2015 MFA in Creative Writing Faculty Spotlight: Marilyn Abildskov (Creative Non-Fiction)

February 3, 2015

Marilyn Abildskov is the author of The Men In My Country, a memoir set in Japan. Her essays and short stories have appeared recently in The Normal School, The Pinch, The Sun, AGNI, and The Laurel Review. She is a recipient of a Rona Jaffe Writers' Award and Yaddo fellowships and her work has been shortlisted numerous times for the Best American Essays series.

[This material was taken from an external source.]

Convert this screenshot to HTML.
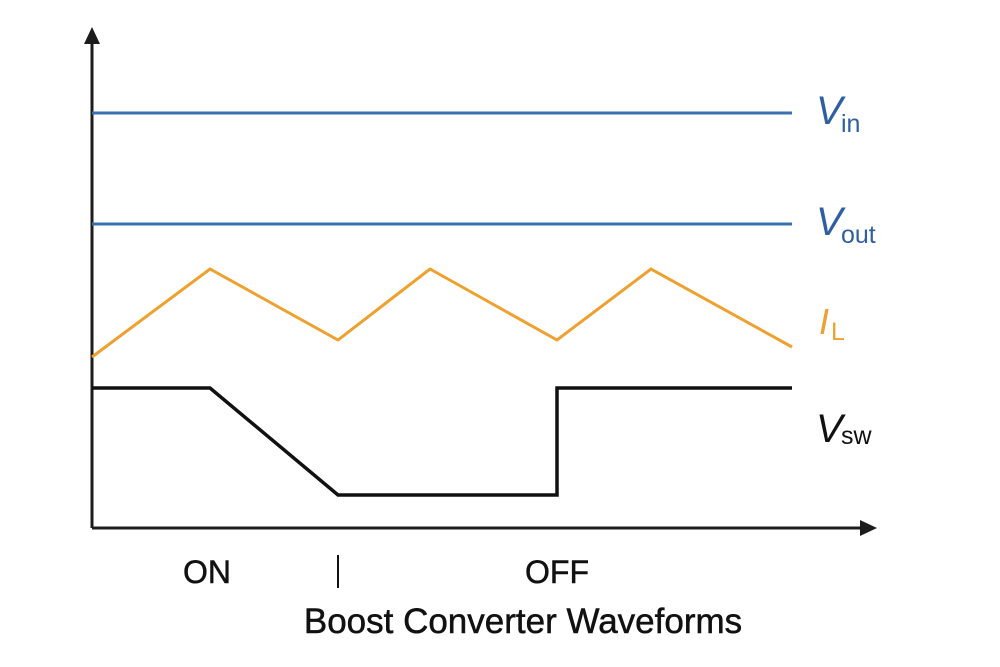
<!DOCTYPE html>
<html><head><style>body{margin:0;background:#fff}svg{display:block}text{font-family:"Liberation Sans",sans-serif}</style></head>
<body>
<svg width="1000" height="667" viewBox="0 0 1000 667">
<line x1="92" y1="528" x2="92" y2="42" stroke="#1c1c1c" stroke-width="3"/>
<polygon points="92,27 84,44 100,44" fill="#1c1c1c"/>
<line x1="92" y1="528" x2="862" y2="528" stroke="#1c1c1c" stroke-width="3"/>
<polygon points="877,528 860,520 860,536" fill="#1c1c1c"/>
<line x1="92" y1="113" x2="792" y2="113" stroke="#3a6fb0" stroke-width="3"/>
<line x1="92" y1="224" x2="792" y2="224" stroke="#3a6fb0" stroke-width="3"/>
<polyline points="92,357 210,269 338,340 430,269 557,340 651,269 792,347" fill="none" stroke="#eea12f" stroke-width="3"/>
<polyline points="92,388 210,388 338,495 557,495 557,388 792,388" fill="none" stroke="#111" stroke-width="3.5"/>
<text x="816" y="124" font-size="40" font-style="italic" fill="#2f5fa3">V</text><text x="841" y="132" font-size="25" fill="#2f5fa3">in</text>
<text x="816" y="235" font-size="40" font-style="italic" fill="#2f5fa3">V</text><text x="841" y="243" font-size="25" fill="#2f5fa3">out</text>
<text x="819" y="334" font-size="36" font-style="italic" fill="#eea12f">I</text><text x="831" y="340" font-size="25" fill="#eea12f">L</text>
<text x="816" y="442" font-size="40" font-style="italic" fill="#111">V</text><text x="841" y="444" font-size="25" fill="#111">sw</text>
<text x="207" y="583" font-size="32" text-anchor="middle" fill="#111" stroke="#111" stroke-width="0.5">ON</text>
<line x1="338" y1="555" x2="338" y2="588" stroke="#111" stroke-width="2"/>
<text x="557" y="583" font-size="32" text-anchor="middle" fill="#111" stroke="#111" stroke-width="0.5">OFF</text>
<text x="523" y="633" font-size="35" text-anchor="middle" fill="#111" stroke="#111" stroke-width="0.5">Boost Converter Waveforms</text>
</svg>
</body></html>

"What are you working on now?" Something new. (Is it terrible that I don't want to say more? I'm ridiculously tongue-tied about these things.)

 

"What is your specialization in your genre?" I've taught many classes on the memoir and personal essay and love writers like Natalia Ginzburg and James Baldwin and Jo Ann Beard and Nick Flynn. I have also taught classes on travel writing and literary journalism and most recently, a course called "Literary Selfies," which looks at essays from Montaigne and Woolf to Didion and Kyle Minor.  Somehow--I didn't plan it this way--my reading lists attract a lot of hybrid work or gray-area work (autobiographical writing published as fiction or fictionalized memoirs and the ilk) so someone observing might say my interest is blurred genre lines. In the same vein, I think of everything I study, teach, and write as saturated by memory. Can memory be my specialization?

 

"What do you think makes our MFA Program unique or different from other programs." We aim to create a challenging but supportive environment for our writers. Which is not to say that we find that perfect balance between the two every single minute of every single day but on the whole, there's a lot of goodwill among students even as there is, in workshops, a lot of good, solid constructive feedback (not always easy to hear).  I went to Iowa and I adored absolutely everything about the program. I hope students here feel the same way.

 

"What do you like about teaching in our MFA Program?" I love constructing classes around whatever issues I'm thinking about--how to think about character in nonfiction, for example.  Or time. (I am always thinking of time, which I believe delivers the great plot of human consciousness.)  Or what conflict means when you're writing an essay as opposed to a short story. I can't stand that word conflict--who knows why--so I recently devised a class around the notion of troublemakers, which makes so much more sense to me, seems so much more organic.

 

"What do you tell your students about how to embark upon a 'career' --either as an artist or anything else--following your degree?" Don't worry about a career. Just sink into the writing. Whatever you're doing, whether it's waiting tables and writing or teaching college and writing, just sink in. Take your time. Do your best work. Give it as much attention as you can.  You will not regret this. I keep Isak Dinesen's words close.  "I write a little every day, without hope and without despair.” It's harder than it sounds.